What you are asked to do
Can you transcribe the data exactly? Leave the pictures out.

Data block

— start —

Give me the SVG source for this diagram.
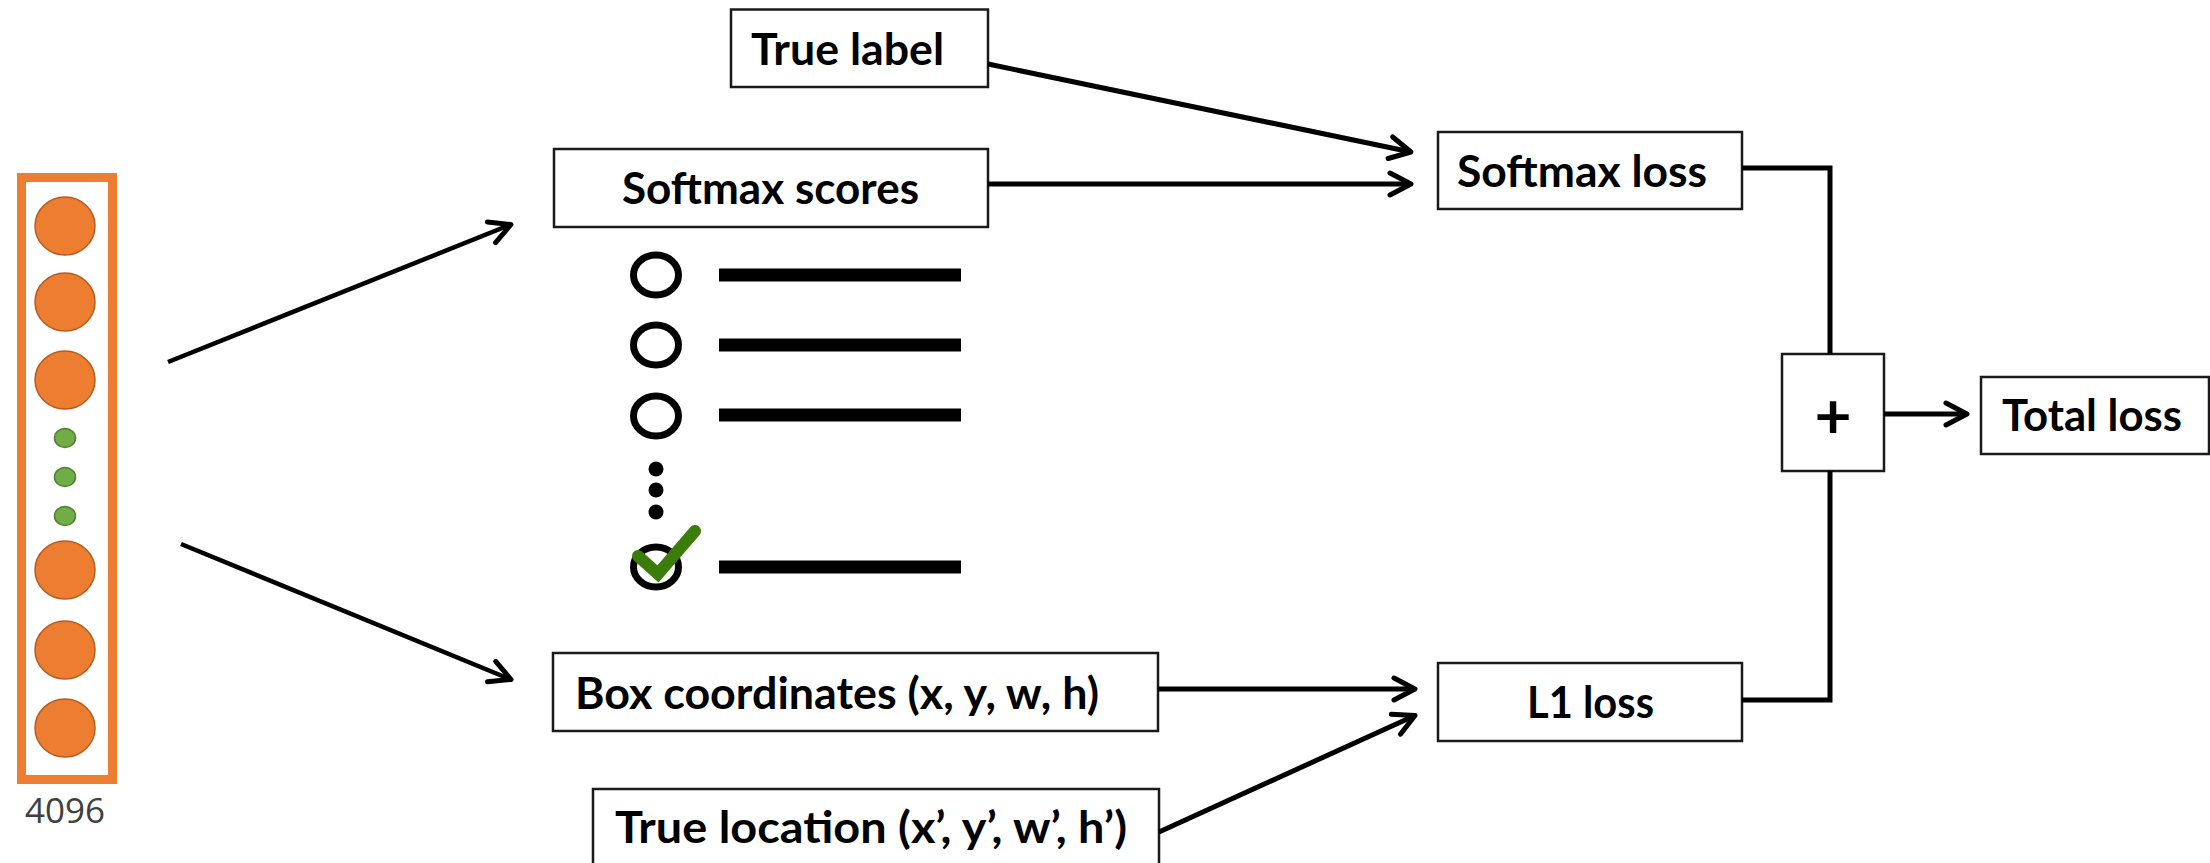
<svg xmlns="http://www.w3.org/2000/svg" width="2210" height="863" viewBox="0 0 2210 863">
<defs>
<style>
.box{fill:#ffffff;stroke:#1a1a1a;stroke-width:2.5}
.lbl{font-family:Lato,"Open Sans","Liberation Sans",sans-serif;font-weight:bold;font-size:43px;fill:#000}
.con{fill:none;stroke:#000;stroke-width:5}
.thin{stroke-width:4.5}
.node{fill:#ED7D31;stroke:#B85A1E;stroke-width:1.5}
.dot{fill:#70AD47;stroke:#507E32;stroke-width:1.5}
.ring{fill:none;stroke:#000;stroke-width:7}
.bar{stroke:#000;stroke-width:13}
</style>
<marker id="ah" markerUnits="userSpaceOnUse" markerWidth="40" markerHeight="40" refX="0" refY="0" orient="auto" overflow="visible">
<path d="M -21,-11 L 0,0 L -21,11" fill="none" stroke="#000" stroke-width="5" stroke-linecap="round" stroke-linejoin="round"/>
</marker>
</defs>
<rect width="2210" height="863" fill="#ffffff"/>

<g id="feature-vector">
<rect x="21.5" y="177.5" width="91" height="602" fill="#ffffff" stroke="#ED7D31" stroke-width="9"/>
<ellipse class="node" cx="65" cy="226" rx="30" ry="29"/>
<ellipse class="node" cx="65" cy="302" rx="30" ry="29"/>
<ellipse class="node" cx="65" cy="380" rx="30" ry="29"/>
<ellipse class="dot" cx="65" cy="438" rx="10.5" ry="9.5"/>
<ellipse class="dot" cx="65" cy="477" rx="10.5" ry="9.5"/>
<ellipse class="dot" cx="65" cy="516" rx="10.5" ry="9.5"/>
<ellipse class="node" cx="65" cy="570" rx="30" ry="29"/>
<ellipse class="node" cx="65" cy="650" rx="30" ry="29"/>
<ellipse class="node" cx="65" cy="728" rx="30" ry="29"/>
<text x="65" y="823" text-anchor="middle" font-family="'Open Sans','Liberation Sans',sans-serif" font-size="35" fill="#404040">4096</text>
</g>

<g id="true-label">
<rect class="box" x="731" y="9.5" width="257" height="77.5"/>
<text class="lbl" x="751" y="65" textLength="193" lengthAdjust="spacingAndGlyphs">True label</text>
</g>

<g id="softmax-scores">
<rect class="box" x="554" y="149" width="434" height="78"/>
<text class="lbl" x="622" y="204" textLength="297" lengthAdjust="spacingAndGlyphs">Softmax scores</text>
</g>

<g id="score-list">
<ellipse class="ring" cx="656" cy="275" rx="22.5" ry="20"/>
<ellipse class="ring" cx="656" cy="345" rx="22.5" ry="20"/>
<ellipse class="ring" cx="656" cy="416" rx="22.5" ry="20"/>
<ellipse class="ring" cx="656" cy="567" rx="22.5" ry="20"/>
<line class="bar" x1="719" y1="275" x2="961" y2="275"/>
<line class="bar" x1="719" y1="345" x2="961" y2="345"/>
<line class="bar" x1="719" y1="415" x2="961" y2="415"/>
<line class="bar" x1="719" y1="567" x2="961" y2="567"/>
<circle cx="656" cy="469" r="7.5" fill="#000"/>
<circle cx="656" cy="490" r="7.5" fill="#000"/>
<circle cx="656" cy="512" r="7.5" fill="#000"/>
<polyline points="638,556 658,574 695,531" fill="none" stroke="#3A7D0A" stroke-width="12" stroke-linejoin="miter" stroke-linecap="round"/>
</g>

<g id="box-coordinates">
<rect class="box" x="553" y="653" width="605" height="78"/>
<text class="lbl" x="575" y="709" textLength="524" lengthAdjust="spacingAndGlyphs">Box coordinates (x, y, w, h)</text>
</g>

<g id="true-location">
<rect class="box" x="593" y="789" width="566" height="82"/>
<text class="lbl" x="615" y="843" textLength="512" lengthAdjust="spacingAndGlyphs">True location (x’, y’, w’, h’)</text>
</g>

<g id="softmax-loss">
<rect class="box" x="1438" y="132" width="304" height="77"/>
<text class="lbl" x="1457" y="187" textLength="250" lengthAdjust="spacingAndGlyphs">Softmax loss</text>
</g>

<g id="l1-loss">
<rect class="box" x="1438" y="663" width="304" height="78"/>
<text class="lbl" x="1527" y="718" textLength="127" lengthAdjust="spacingAndGlyphs">L1 loss</text>
</g>

<g id="sum">
<rect class="box" x="1782" y="354" width="102" height="117"/>
<text x="1833" y="438" text-anchor="middle" font-family="Lato,'Liberation Sans',sans-serif" font-weight="bold" font-size="64" fill="#000">+</text>
</g>

<g id="total-loss">
<rect class="box" x="1981" y="377" width="228" height="77"/>
<text class="lbl" x="2002" y="431" textLength="180" lengthAdjust="spacingAndGlyphs">Total loss</text>
</g>

<g id="connectors">
<line class="con thin" x1="168" y1="362" x2="511" y2="224.5" marker-end="url(#ah)"/>
<line class="con thin" x1="181" y1="544" x2="511" y2="679.5" marker-end="url(#ah)"/>
<line class="con" x1="988" y1="64" x2="1411" y2="152" marker-end="url(#ah)"/>
<line class="con" x1="988" y1="184" x2="1411" y2="184" marker-end="url(#ah)"/>
<line class="con" x1="1158" y1="689" x2="1415" y2="689" marker-end="url(#ah)"/>
<line class="con" x1="1159" y1="832" x2="1415" y2="715.5" marker-end="url(#ah)"/>
<polyline class="con" points="1742,168 1830,168 1830,354"/>
<polyline class="con" points="1742,700 1830,700 1830,471"/>
<line class="con" x1="1884" y1="414" x2="1967" y2="414" marker-end="url(#ah)"/>
</g>
</svg>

— end —

Correct result
Give me the SVG source for this diagram.
<svg xmlns="http://www.w3.org/2000/svg" width="2210" height="863" viewBox="0 0 2210 863">
<defs>
<style>
.box{fill:#ffffff;stroke:#1a1a1a;stroke-width:2.5}
.lbl{font-family:Lato,"Open Sans","Liberation Sans",sans-serif;font-weight:bold;font-size:43px;fill:#000}
.con{fill:none;stroke:#000;stroke-width:5}
.thin{stroke-width:4.5}
.node{fill:#ED7D31;stroke:#B85A1E;stroke-width:1.5}
.dot{fill:#70AD47;stroke:#507E32;stroke-width:1.5}
.ring{fill:none;stroke:#000;stroke-width:7}
.bar{stroke:#000;stroke-width:13}
</style>
<marker id="ah" markerUnits="userSpaceOnUse" markerWidth="40" markerHeight="40" refX="0" refY="0" orient="auto" overflow="visible">
<path d="M -21,-11 L 0,0 L -21,11" fill="none" stroke="#000" stroke-width="5" stroke-linecap="round" stroke-linejoin="round"/>
</marker>
</defs>
<rect width="2210" height="863" fill="#ffffff"/>

<g id="feature-vector">
<rect x="21.5" y="177.5" width="91" height="602" fill="#ffffff" stroke="#ED7D31" stroke-width="9"/>
<ellipse class="node" cx="65" cy="226" rx="30" ry="29"/>
<ellipse class="node" cx="65" cy="302" rx="30" ry="29"/>
<ellipse class="node" cx="65" cy="380" rx="30" ry="29"/>
<ellipse class="dot" cx="65" cy="438" rx="10.5" ry="9.5"/>
<ellipse class="dot" cx="65" cy="477" rx="10.5" ry="9.5"/>
<ellipse class="dot" cx="65" cy="516" rx="10.5" ry="9.5"/>
<ellipse class="node" cx="65" cy="570" rx="30" ry="29"/>
<ellipse class="node" cx="65" cy="650" rx="30" ry="29"/>
<ellipse class="node" cx="65" cy="728" rx="30" ry="29"/>
<text x="65" y="823" text-anchor="middle" font-family="'Open Sans','Liberation Sans',sans-serif" font-size="35" fill="#404040">4096</text>
</g>

<g id="true-label">
<rect class="box" x="731" y="9.5" width="257" height="77.5"/>
<text class="lbl" x="751" y="65" textLength="193" lengthAdjust="spacingAndGlyphs">True label</text>
</g>

<g id="softmax-scores">
<rect class="box" x="554" y="149" width="434" height="78"/>
<text class="lbl" x="622" y="204" textLength="297" lengthAdjust="spacingAndGlyphs">Softmax scores</text>
</g>

<g id="score-list">
<ellipse class="ring" cx="656" cy="275" rx="22.5" ry="20"/>
<ellipse class="ring" cx="656" cy="345" rx="22.5" ry="20"/>
<ellipse class="ring" cx="656" cy="416" rx="22.5" ry="20"/>
<ellipse class="ring" cx="656" cy="567" rx="22.5" ry="20"/>
<line class="bar" x1="719" y1="275" x2="961" y2="275"/>
<line class="bar" x1="719" y1="345" x2="961" y2="345"/>
<line class="bar" x1="719" y1="415" x2="961" y2="415"/>
<line class="bar" x1="719" y1="567" x2="961" y2="567"/>
<circle cx="656" cy="469" r="7.5" fill="#000"/>
<circle cx="656" cy="490" r="7.5" fill="#000"/>
<circle cx="656" cy="512" r="7.5" fill="#000"/>
<polyline points="638,556 658,574 695,531" fill="none" stroke="#3A7D0A" stroke-width="12" stroke-linejoin="miter" stroke-linecap="round"/>
</g>

<g id="box-coordinates">
<rect class="box" x="553" y="653" width="605" height="78"/>
<text class="lbl" x="575" y="709" textLength="524" lengthAdjust="spacingAndGlyphs">Box coordinates (x, y, w, h)</text>
</g>

<g id="true-location">
<rect class="box" x="593" y="789" width="566" height="82"/>
<text class="lbl" x="615" y="843" textLength="512" lengthAdjust="spacingAndGlyphs">True location (x’, y’, w’, h’)</text>
</g>

<g id="softmax-loss">
<rect class="box" x="1438" y="132" width="304" height="77"/>
<text class="lbl" x="1457" y="187" textLength="250" lengthAdjust="spacingAndGlyphs">Softmax loss</text>
</g>

<g id="l1-loss">
<rect class="box" x="1438" y="663" width="304" height="78"/>
<text class="lbl" x="1527" y="718" textLength="127" lengthAdjust="spacingAndGlyphs">L1 loss</text>
</g>

<g id="sum">
<rect class="box" x="1782" y="354" width="102" height="117"/>
<text x="1833" y="438" text-anchor="middle" font-family="Lato,'Liberation Sans',sans-serif" font-weight="bold" font-size="64" fill="#000">+</text>
</g>

<g id="total-loss">
<rect class="box" x="1981" y="377" width="228" height="77"/>
<text class="lbl" x="2002" y="431" textLength="180" lengthAdjust="spacingAndGlyphs">Total loss</text>
</g>

<g id="connectors">
<line class="con thin" x1="168" y1="362" x2="511" y2="224.5" marker-end="url(#ah)"/>
<line class="con thin" x1="181" y1="544" x2="511" y2="679.5" marker-end="url(#ah)"/>
<line class="con" x1="988" y1="64" x2="1411" y2="152" marker-end="url(#ah)"/>
<line class="con" x1="988" y1="184" x2="1411" y2="184" marker-end="url(#ah)"/>
<line class="con" x1="1158" y1="689" x2="1415" y2="689" marker-end="url(#ah)"/>
<line class="con" x1="1159" y1="832" x2="1415" y2="715.5" marker-end="url(#ah)"/>
<polyline class="con" points="1742,168 1830,168 1830,354"/>
<polyline class="con" points="1742,700 1830,700 1830,471"/>
<line class="con" x1="1884" y1="414" x2="1967" y2="414" marker-end="url(#ah)"/>
</g>
</svg>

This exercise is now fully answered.